Table of contents

Reading Time: 4 minutes

Let us first start with the very first question, What is Zeppelin?

It is a web-based notebook that enables interactive data analytics. Based on the concept of an interpreter that can be bound to any language or data processing backend, Zeppelin is a web-based notebook server.

This notebook is where you can do your data analysis. It is a Web UI REPL with pluggable interpreters including Scala, Python, Angular, SparkSQL etc. You can make beautiful data-driven, interactive and collaborative documents with SQL, Scala and more.
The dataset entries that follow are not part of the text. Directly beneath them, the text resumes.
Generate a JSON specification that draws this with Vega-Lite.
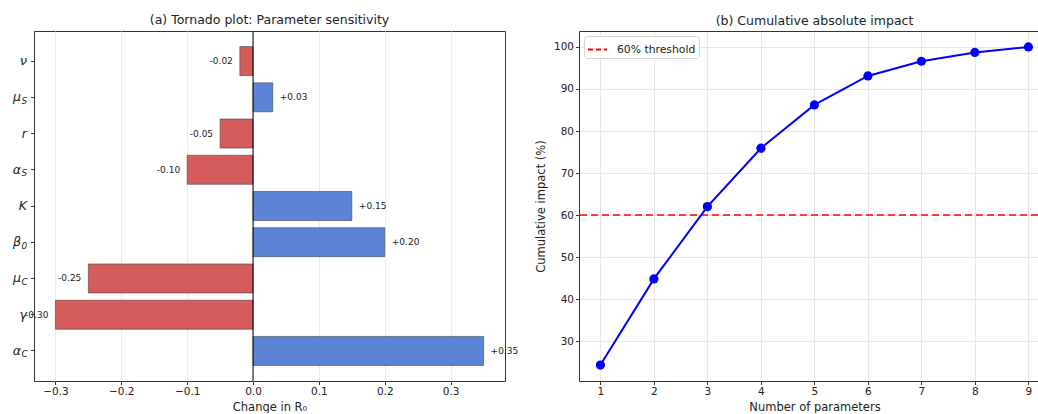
{
  "$schema": "https://vega.github.io/schema/vega-lite/v6.json",
  "padding": {"left": 12, "top": 13, "right": 0, "bottom": 0},
  "config": {
    "font": "DejaVu Sans",
    "view": {"stroke": null},
    "axis": {"labelFontSize": 10.5, "titleFontSize": 11.5, "titleFontWeight": "normal", "labelColor": "#222", "titleColor": "#222", "tickColor": "#333", "domainColor": "#333", "tickSize": 3.5, "titlePadding": 4},
    "title": {"fontSize": 12.5, "fontWeight": "normal", "color": "#222"}
  },
  "datasets": {
    "tornado": [
      {"param": "ν", "sym": "ν", "value": -0.02, "label": "-0.02"},
      {"param": "μ_S", "sym": "μ", "sub": "S", "value": 0.03, "label": "+0.03"},
      {"param": "r", "sym": "r", "value": -0.05, "label": "-0.05"},
      {"param": "α_S", "sym": "α", "sub": "S", "value": -0.10, "label": "-0.10"},
      {"param": "K", "sym": "K", "value": 0.15, "label": "+0.15"},
      {"param": "β_0", "sym": "β", "sub": "0", "value": 0.20, "label": "+0.20"},
      {"param": "μ_C", "sym": "μ", "sub": "C", "value": -0.25, "label": "-0.25"},
      {"param": "γ", "sym": "γ", "value": -0.30, "label": "-0.30"},
      {"param": "α_C", "sym": "α", "sub": "C", "value": 0.35, "label": "+0.35"}
    ],
    "cumulative": [
      {"n": 1, "pct": 24.3},
      {"n": 2, "pct": 44.8},
      {"n": 3, "pct": 62.0},
      {"n": 4, "pct": 75.9},
      {"n": 5, "pct": 86.2},
      {"n": 6, "pct": 93.1},
      {"n": 7, "pct": 96.6},
      {"n": 8, "pct": 98.7},
      {"n": 9, "pct": 100.0}
    ]
  },
  "resolve": {"scale": {"color": "independent"}, "legend": {"color": "independent"}},
  "spacing": 74,
  "bounds": "flush",
  "hconcat": [
    {
      "width": 471,
      "height": 350,
      "title": {"text": "(a) Tornado plot: Parameter sensitivity"},
      "view": {"stroke": "#333", "strokeWidth": 1},
      "layer": [
        {
          "data": {"name": "tornado"},
          "mark": {"type": "bar", "stroke": "#444", "strokeWidth": 0.6},
          "encoding": {
            "y": {"field": "param", "type": "nominal", "sort": null, "scale": {"paddingInner": 0.2, "paddingOuter": 0.43},
                  "axis": {"title": null, "labels": false, "domain": false, "grid": false}},
            "x": {"field": "value", "type": "quantitative", "scale": {"domain": [-0.3325, 0.3825], "nice": false},
                  "axis": {"values": [-0.3, -0.2, -0.1, 0, 0.1, 0.2, 0.3], "format": ".1f", "title": "Change in R₀", "grid": true, "gridColor": "#ebebeb", "domain": false}},
            "color": {"condition": {"test": "datum.value < 0", "value": "#d65b5b"}, "value": "#5b84d6"}
          }
        },
        {
          "data": {"values": [{}]},
          "mark": {"type": "rule", "color": "#000000", "strokeWidth": 1},
          "encoding": {"x": {"datum": 0}}
        },
        {
          "data": {"name": "tornado"},
          "transform": [{"filter": "!isValid(datum.sub)"}],
          "mark": {"type": "text", "align": "right", "baseline": "middle", "dx": -7, "fontSize": 12.5, "fontStyle": "italic", "color": "#222"},
          "encoding": {
            "y": {"field": "param", "type": "nominal", "sort": null},
            "x": {"datum": -0.3325},
            "text": {"field": "sym"}
          }
        },
        {
          "data": {"name": "tornado"},
          "transform": [{"filter": "isValid(datum.sub)"}],
          "mark": {"type": "text", "align": "right", "baseline": "middle", "dx": -13, "fontSize": 12.5, "fontStyle": "italic", "color": "#222"},
          "encoding": {
            "y": {"field": "param", "type": "nominal", "sort": null},
            "x": {"datum": -0.3325},
            "text": {"field": "sym"}
          }
        },
        {
          "data": {"name": "tornado"},
          "transform": [{"filter": "isValid(datum.sub)"}],
          "mark": {"type": "text", "align": "left", "baseline": "middle", "dx": -12.5, "dy": 3.5, "fontSize": 9, "fontStyle": "italic", "color": "#222"},
          "encoding": {
            "y": {"field": "param", "type": "nominal", "sort": null},
            "x": {"datum": -0.3325},
            "text": {"field": "sub"}
          }
        },
        {
          "data": {"name": "tornado"},
          "transform": [{"filter": "datum.value < 0"}],
          "mark": {"type": "text", "align": "right", "dx": -7, "fontSize": 9, "color": "#222"},
          "encoding": {
            "y": {"field": "param", "type": "nominal", "sort": null},
            "x": {"field": "value", "type": "quantitative"},
            "text": {"field": "label"}
          }
        },
        {
          "data": {"name": "tornado"},
          "transform": [{"filter": "datum.value >= 0"}],
          "mark": {"type": "text", "align": "left", "dx": 7, "fontSize": 9, "color": "#222"},
          "encoding": {
            "y": {"field": "param", "type": "nominal", "sort": null},
            "x": {"field": "value", "type": "quantitative"},
            "text": {"field": "label"}
          }
        }
      ]
    },
    {
      "width": 459,
      "height": 350,
      "title": {"text": "(b) Cumulative absolute impact", "dx": 6},
      "resolve": {"axis": {"x": "independent"}},
      "layer": [
        {
          "data": {"values": [{}]},
          "mark": {"type": "rule", "strokeDash": [7, 4], "strokeWidth": 1.5},
          "encoding": {
            "y": {"datum": 60, "type": "quantitative", "scale": {"domain": [20.5, 103.8], "nice": false, "zero": false},
                  "axis": {"values": [30, 40, 50, 60, 70, 80, 90, 100], "title": "Cumulative impact (%)", "grid": true, "gridColor": "#e6e6e6", "titlePadding": 7}},
            "color": {"datum": "60% threshold", "scale": {"range": ["#ff0000"]},
                      "legend": {"title": null, "orient": "top-left", "offset": 5, "symbolType": "stroke", "symbolDash": [5, 3], "symbolStrokeWidth": 2, "symbolSize": 360, "labelFontSize": 10.8, "labelColor": "#222", "fillColor": "white", "strokeColor": "#d5d5d5", "cornerRadius": 3, "padding": 3, "labelOffset": 9}}
          }
        },
        {
          "data": {"name": "cumulative"},
          "mark": {"type": "line", "color": "#0000ff", "strokeWidth": 2},
          "encoding": {
            "x": {"field": "n", "type": "quantitative", "scale": {"domain": [0.6, 9.18], "nice": false, "zero": false},
                  "axis": {"values": [1, 2, 3, 4, 5, 6, 7, 8, 9], "title": "Number of parameters", "grid": true, "gridColor": "#e6e6e6", "titleX": 235.5}},
            "y": {"field": "pct", "type": "quantitative"}
          }
        },
        {
          "data": {"name": "cumulative"},
          "mark": {"type": "point", "filled": true, "color": "#0000ff", "size": 85, "opacity": 1},
          "encoding": {
            "x": {"field": "n", "type": "quantitative",
                  "axis": {"orient": "top", "labels": false, "ticks": false, "grid": false, "title": null, "domain": true}},
            "y": {"field": "pct", "type": "quantitative"}
          }
        }
      ]
    }
  ]
}
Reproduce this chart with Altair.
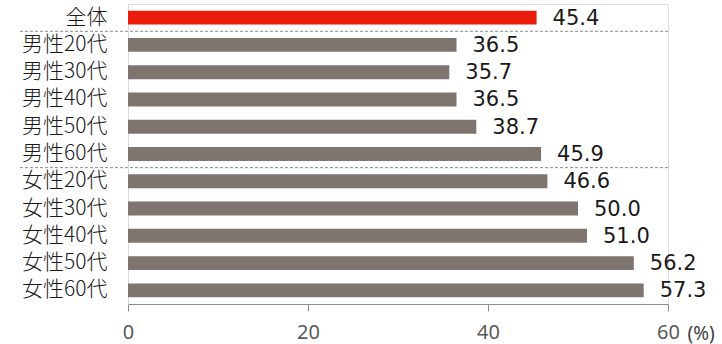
import altair as alt
import pandas as pd

categories = ["全体", "男性20代", "男性30代", "男性40代", "男性50代", "男性60代",
              "女性20代", "女性30代", "女性40代", "女性50代", "女性60代"]
values = [45.4, 36.5, 35.7, 36.5, 38.7, 45.9, 46.6, 50.0, 51.0, 56.2, 57.3]
groups = ["total"] + ["other"] * 10
separators_after = ["全体", "男性60代"]
x_ticks = [0, 20, 40, 60]

df = pd.DataFrame({"cat": categories, "val": values, "grp": groups})
sep_df = pd.DataFrame({"cat": separators_after})

y_enc = alt.Y("cat:N", sort=categories,
              scale=alt.Scale(paddingInner=0.49, paddingOuter=0.245),
              axis=alt.Axis(title=None, ticks=False, labelPadding=21,
                            labelFont="Noto Sans CJK JP", labelFontSize=21,
                            labelFontWeight=300,
                            labelColor="#1a1a1a", domainColor="#d9d9d9",
                            labelLimit=200))

x_scale = alt.Scale(domain=[0, 60], nice=False)

bars = alt.Chart(df).mark_bar().encode(
    x=alt.X("val:Q", scale=x_scale,
            axis=alt.Axis(values=x_ticks, grid=False, tickSize=7,
                          tickColor="#8c8c8c", domainColor="#8c8c8c",
                          labelFont="Noto Sans", labelFontSize=20,
                          labelFlush=False,
                          labelColor="#595959", labelPadding=11,
                          title="(%)", titleFont="Noto Sans",
                          titleFontSize=19, titleFontWeight="normal",
                          titleColor="#404040", titleX=559, titleY=35,
                          titleAlign="left", titleBaseline="alphabetic")),
    y=y_enc,
    color=alt.Color("grp:N", scale=alt.Scale(domain=["total", "other"],
                                             range=["#ec1c0a", "#7f7570"]),
                    legend=None),
)

labels = alt.Chart(df).mark_text(align="left", baseline="middle", dx=16, dy=1,
                                 font="DejaVu Sans", fontSize=21,
                                 color="#1a1a1a").encode(
    x=alt.X("val:Q", scale=x_scale),
    y=alt.Y("cat:N", sort=categories),
    text=alt.Text("val:Q", format=".1f"),
)

seps = alt.Chart(sep_df).mark_rule(strokeDash=[3, 2], color="#8c8c8c",
                                   strokeWidth=1, yOffset=13.65).encode(
    y=alt.Y("cat:N", sort=categories),
    x=alt.value(-108),
    x2=alt.value(542),
)

chart = alt.layer(bars, labels, seps).properties(
    width=540, height=300,
    autosize=alt.AutoSizeParams(type="none"),
    padding={"left": 128, "top": 4, "right": 54, "bottom": 40},
).configure_view(stroke=None).configure(background="white")

chart.save("out.html", embed_options={"renderer": "svg", "actions": False})
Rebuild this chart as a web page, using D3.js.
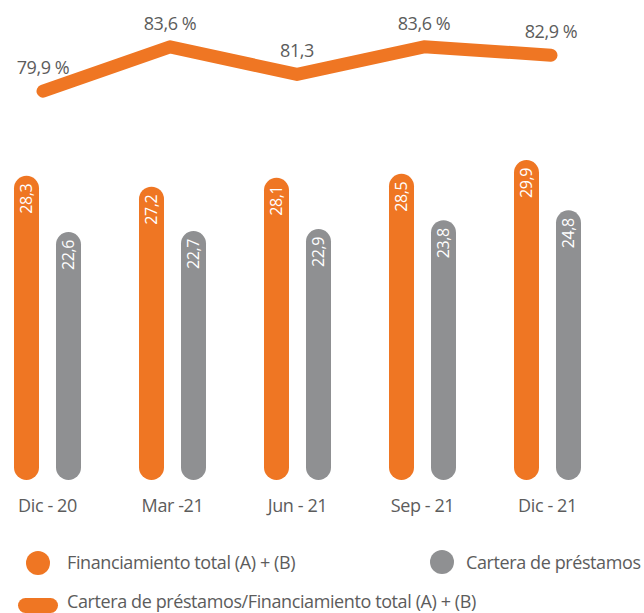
<!DOCTYPE html>
<html lang="es">
<meta charset="utf-8">
<head>
  <script src="https://d3js.org/d3.v7.min.js"></script>
  <style>
    body { margin: 0; background: #fff; }
    text { font-family: "Open Sans", sans-serif; }
  </style>
</head>
<body>
  <div id="chart"></div>
  <script>
    // data
    var periods = ["Dic - 20", "Mar -21", "Jun - 21", "Sep - 21", "Dic - 21"];
    var financiamiento = [28.3, 27.2, 28.1, 28.5, 29.9];
    var cartera = [22.6, 22.7, 22.9, 23.8, 24.8];
    var ratio = [79.9, 83.6, 81.3, 83.6, 82.9];
    var ratioLabels = ["79,9 %", "83,6 %", "81,3", "83,6 %", "82,9 %"];
    var legendItems = ["Financiamiento total (A) + (B)", "Cartera de préstamos",
      "Cartera de préstamos/Financiamiento total (A) + (B)"];

    var orange = "#ef7623", grey = "#8f9092", textGrey = "#5c5c5c";
    var fmt = function (v) { return d3.format(".1f")(v).replace(".", ","); };

    var width = 644, height = 613;
    var svg = d3.select("#chart").append("svg")
      .attr("width", width).attr("height", height);

    // scales
    var x = d3.scaleBand().domain(periods).range([-15, 610]);
    var xSub = d3.scalePoint().domain(["fin", "cart"]).range([-21, 21]);
    var barW = 25;
    var y = d3.scaleLinear().domain([0, 30]).range([455, 159]);
    var barBottom = y(0) + barW;
    var yLine = d3.scaleLinear().domain([78, 86]).range([114, 18]);
    var xLine = d3.scalePoint().domain(periods).range([43, 551]);

    var series = [
      { key: "fin", values: financiamiento, color: orange },
      { key: "cart", values: cartera, color: grey }
    ];

    // bars
    series.forEach(function (s) {
      var g = svg.append("g");
      var cx = function (d, i) { return x(periods[i]) + x.bandwidth() / 2 + xSub(s.key); };
      g.selectAll("rect").data(s.values).enter().append("rect")
        .attr("x", function (d, i) { return cx(d, i) - barW / 2; })
        .attr("y", function (d) { return y(d); })
        .attr("width", barW)
        .attr("height", function (d) { return barBottom - y(d); })
        .attr("rx", barW / 2)
        .attr("fill", s.color);

      g.selectAll("text").data(s.values).enter().append("text")
        .attr("transform", function (d, i) {
          return "translate(" + cx(d, i) + "," + (y(d) + 8) + ") rotate(-90)";
        })
        .attr("text-anchor", "end")
        .attr("dy", "0.36em")
        .attr("fill", "#fff")
        .style("font-size", "16px")
        .style("letter-spacing", "-0.4px")
        .text(fmt);
    });

    // x labels
    svg.append("g").selectAll("text").data(periods).enter().append("text")
      .attr("x", function (d) { return x(d) + x.bandwidth() / 2; })
      .attr("y", 512)
      .attr("text-anchor", "middle")
      .attr("fill", textGrey)
      .style("font-size", "18px")
      .style("letter-spacing", "-0.4px")
      .text(function (d) { return d; });

    // ratio line
    var line = d3.line()
      .x(function (d, i) { return xLine(periods[i]); })
      .y(function (d) { return yLine(d); });

    svg.append("path")
      .datum(ratio)
      .attr("d", line)
      .attr("fill", "none")
      .attr("stroke", orange)
      .attr("stroke-width", 13)
      .attr("stroke-linecap", "round")
      .attr("stroke-linejoin", "round");

    svg.append("g").selectAll("text").data(ratio).enter().append("text")
      .attr("x", function (d, i) { return xLine(periods[i]); })
      .attr("y", function (d) { return yLine(d) - 17; })
      .attr("text-anchor", "middle")
      .attr("fill", textGrey)
      .style("font-size", "18px")
      .style("letter-spacing", "-0.4px")
      .text(function (d, i) { return ratioLabels[i]; });

    // legend
    var legend = svg.append("g").attr("fill", textGrey)
      .style("font-size", "18px").style("letter-spacing", "-0.4px");

    legend.append("circle").attr("cx", 38).attr("cy", 563).attr("r", 12).attr("fill", orange);
    legend.append("text").attr("x", 67).attr("y", 569).text(legendItems[0]);

    legend.append("circle").attr("cx", 442).attr("cy", 562).attr("r", 12).attr("fill", grey);
    legend.append("text").attr("x", 466).attr("y", 569).text(legendItems[1]);

    legend.append("rect").attr("x", 18).attr("y", 598).attr("width", 40).attr("height", 15)
      .attr("rx", 7.5).attr("fill", orange);
    legend.append("text").attr("x", 67).attr("y", 608).text(legendItems[2]);
  </script>
</body>
</html>
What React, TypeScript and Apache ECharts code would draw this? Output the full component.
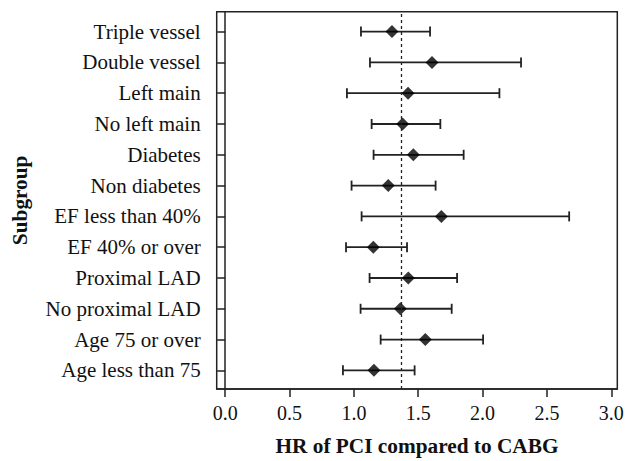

In this blog, I will be discussing about using Zeppelin with Spark.

Before moving further, let’s go with the Installation and Setup first :

Pre-requisite :

Spark Setup
Hadoop Setup

1) You can download the binary release from http://zeppelin.apache.org/download.html

2) Extract it to a folder.

3) Go to the conf folder inside Zeppelin.

4) Make a copy of the zeppelin-site.xml template and rename it to zeppelin.site.xml. (Inside this you can configure your zeppelin.server.port, by default it runs on 8080)

5) Make a copy of zeppelin-env.sh.template and rename it to zeppelin-env.sh. Here you can set your JAVA_HOME, SPARK_HOME, and HADOOP_CONF_DIR.

export JAVA_HOME=/path/to/java
export SPARK_HOME=/path/to/spark
export HADOOP_CONF_DIR=/path/to/hadoop/conf/directory

Getting started :

1) Starting Zeppelin: After configuring zeppelin, go to zeppelin root folder and run the below command :

./bin/zeppelin-daemon.sh start

(By default this will start zeppelin at 8080 port in your browser, you can see it by typing: localhost:8080 in your web browser.)

2) Stopping Zeppelin: To stop zeppelin you can run the below command.

./bin/zeppelin-daemon.sh stop

Before diving into details, I’ll clarify some terms that are heavily used with Zeppelin.

1) Paragraph: It is a minimum unit to be executed.

2) Note: It is defined as the set of paragraphs, and also a member of the notebook.

Every note has its own interpreter’s mapping and stores it into interpreterFactory. Thus one instance has only one notebook which has many notes. You can see a notebook on the home page.

Apache Spark Integration

Supports scala, pyspark and spark sql
SparkContext injected automatically
Supports 3^rd party dependencies
Full spark Interpreter configuration.

Understanding Interpreters in zeppelin

Interpreter is a JVM process that communicates to Zeppelin daemon using thrift. Each Interpreter process can have Interpreter Groups, and each interpreter instance belongs to this Interpreter Group.

There are 3 interpreter modes available in Zeppelin.

1) Shared Mode

In Shared mode, a SparkContext and a Scala REPL is being shared among all interpreters in the group. So every Note will be sharing single SparkContext and single Scala REPL. In this mode, if NoteA defines variable ‘a’ then NoteB not only able to read variable ‘a’ but also able to override the variable.

2) Scoped Mode

In Scoped mode, each Note has its own Scala REPL. So variable defined in a Note can not be read or overridden in another Note. However, still single SparkContext serves all the Interpreter Groups. And all the jobs are submitted to this SparkContext and fair scheduler schedules the job. This could be useful when user does not want to share Scala session, but want to keep single Spark application and leverage its fair scheduler.

3) Isolated Mode

In Isolated mode, each Note has its own SparkContext and Scala REPL.

The default mode of %spark interpreter is ‘Globally Shared’.

Let us now take a closer look at using zeppelin with spark using an example:

1) Create a new note from zeppelin home page with “spark” as default interpreter.

2) Before you start with the example, you will need to download the sample csv.

3) Transform csv into RDD

val employeeText: RDD[String] = sc.textFile("hdfs://localhost:54310/path_to/Employees.csv")

4) To further analyze the logs, it is better to bind them to a schema and use Spark’s powerful SQL query capabilities. A powerful feature of Spark SQL is that you can programmatically bind a schema to a Data Source and map it into Scala case classes which can be navigated and queried in a typesafe manner.

case class Employee(name: String, jobTitle : String, department: String, annualSalary: Double, annualSalaryMinusFurloughs: Double)

import org.apache.spark.rdd.RDD

val employeeRDD: RDD[Employee] = employeeText.map (employeeRecord =>
  employeeRecord.split(",")).map{ employee =>
  Employee (employee(0).replace("\"", "") + employee(1).replace("\"",""), employee(2), employee(3), employee(4).replace("$","").toDouble, employee(5).replace("$","").toDouble)
}

employeeRDD.toDF().write.saveAsTable("employee6")

5) Query on the table to get the result: The queries should be prefixed with %sql to invoke sql interpreter.

%sql select * from employee6
%sql select department, avg(annualSalary) from employee6 group by department

This will display you results that can be visualized in the form of the bar chart, pie chart, area chart, Line chart or a scatter chart.